La loi d'expropriation inquiète
19 février 2009En ces temps de crise, écrit Die Welt, le gouvernement ne connaît décidément plus aucun tabou. L'opinion publique a eu, hier, une occasion supplémentaire de s'en rendre compte. La coalition a donné son feu vert à sa "loi de stabilisation des marchés financiers". Mais elle a déjà perdu une bataille car dans le langage populaire, on ne parle que de "loi d'expropriation". Et c'est exactement de cela qu'il s'agit, estime Die Welt, qui met par ailleurs en garde contre les velléités protectionnistes de l'Allemagne qui pourraient faire tâche d'huile en Europe.

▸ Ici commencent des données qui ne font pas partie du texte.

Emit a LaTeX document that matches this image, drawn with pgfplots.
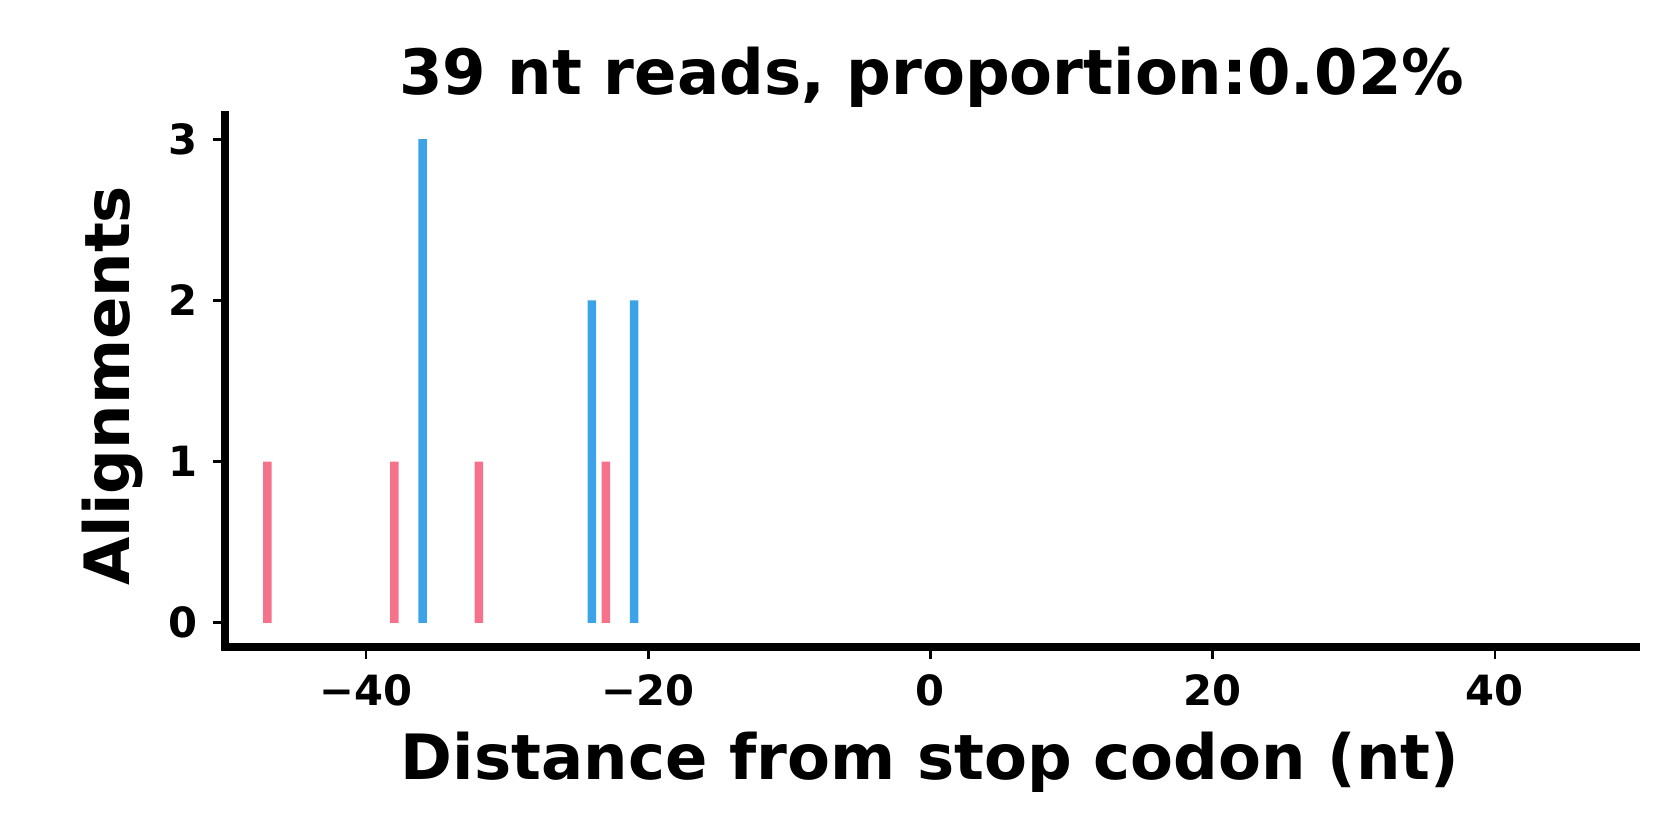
\documentclass[border=0pt]{standalone}
\usepackage{pgfplots}
\pgfplotsset{compat=1.18}
\usepackage{fontspec}
\setmainfont{DejaVu Sans}
\definecolor{pinkbar}{RGB}{246,114,138}
\definecolor{bluebar}{RGB}{61,163,232}
\begin{document}
\begin{tikzpicture}
\useasboundingbox (0,0) rectangle (504pt,252pt);
\begin{axis}[
  at={(67.5pt,57.9pt)}, anchor=south west,
  scale only axis, width=423.3pt, height=159.6pt,
  xmin=-50, xmax=50, ymin=-0.15, ymax=3.15,
  axis x line*=bottom, axis y line*=left,
  axis line style={-, line width=2.4pt, line cap=rect},
  xtick={-40,-20,0,20,40},
  xticklabels={−40,−20,0,20,40},
  ytick={0,1,2,3},
  yticklabels={0,1,2,3},
  tick align=outside,
  major tick length=3.6pt,
  tick style={line width=0.8pt, black},
  ticklabel style={font=\bfseries\fontsize{12.5}{14}\selectfont},
  xticklabel style={yshift=-1pt},
  yticklabel style={xshift=-1pt},
  ybar, bar width=0.6, bar shift=0pt,
  clip=false,
]
\addplot[fill=pinkbar, draw=none, bar shift=0pt] coordinates {(-47,1) (-38,1) (-32,1) (-23,1)};
\addplot[fill=bluebar, draw=none, bar shift=0pt] coordinates {(-36,3) (-24,2) (-21,2)};
\end{axis}
\node[font=\bfseries\fontsize{18.75}{22}\selectfont] at (279.5pt,228.7pt) {39 nt reads, proportion:0.02\%};
\node[font=\bfseries\fontsize{18.75}{22}\selectfont] at (279pt,23.4pt) {Distance from stop codon (nt)};
\node[font=\bfseries\fontsize{18.75}{22}\selectfont, rotate=90] at (33.75pt,136.3pt) {Alignments};
\end{tikzpicture}
\end{document}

Pour la Frankfurter Allgemeine Zeitung également, cet empiètement dans les deux pilliers de l'économie de marché que sont le droit à la propriété privée et la liberté de contrat revient à briser un tabou. Même si la loi fondamentale allemande autorise l'expropriation moyennant compensation, cette loi nécessite une légitimation particulière, sans quoi l'Allemagne risque de voir les investisseurs prendre leurs jambes à leur cou. Or, rappelle le journal, le gouvernement n'a pas encore apporté la preuve que la loi d'expropriation est vraiment nécessaire. Il cherche seulement à brandir une menace pour inciter les actionnaires d'un certain institut – la banque Hypo Real Estate – à coopérer. C'est discutable, estime la FAZ.
Arrêtons l'hystérie, recommande la Süddeutsche Zeitung. Certains ont l'impression que le monde est sens dessus dessous, comme si une chancelière conservatrice voulait rétablir le communisme en Allemagne. Pour paraphraser Angela Merkel, ceci est "d'une absurdité totale". En réalité, poursuit le journal, le terme d'expropriation est inapproprié. Il faudrait plutôt dire qu'au vu des circonstances économiques globales, le gouvernement prend le contrôle d'un institut qu'il maintient en vie artificiellement depuis plusieurs mois et dont les propriétaires ont montré leur incompétence. Néanmoins, reconnaît la SZ, l'autoflagellation de la CDU est compréhensible quand on voit que c'est dans les pays modèles du capitalisme, la Grande-Bretagne et les Etats-Unis, qu'on a le plus nationalisé et dépossédé les actionnaires.
La tageszeitung fait sa Une sur un tout autre thème : celui du long combat perdu par Gerson Liebl, petit-fils d'un médecin allemand établi dans une colonie au Togo, pour obtenir la nationalité allemande. Peut-on voir dans ce cas autre chose qu'un acte de racisme, s'interroge le journal ? Manifestement, les autorités allemandes ont tout fait pour empêcher que le cas de Gerson Liebl fasse jurisprudence. Sinon, quelques centaines d'Africains pourraient venir réclamer la même chose, quelle horreur ! Pendant 18 ans, Gerbson Liebl ne s'est pas battu pour son seul cas personnel, mais pour tous les descendants de colons en Afrique. Il a pour cela refusé quelques ponts dorés qui lui auraient au moins assuré un permis de séjour. Ce fut une erreur. Gerson Liebl a été renvoyé au Togo hier, il laisse en Allemagne une femme et un fils de huit ans, né en Bavière.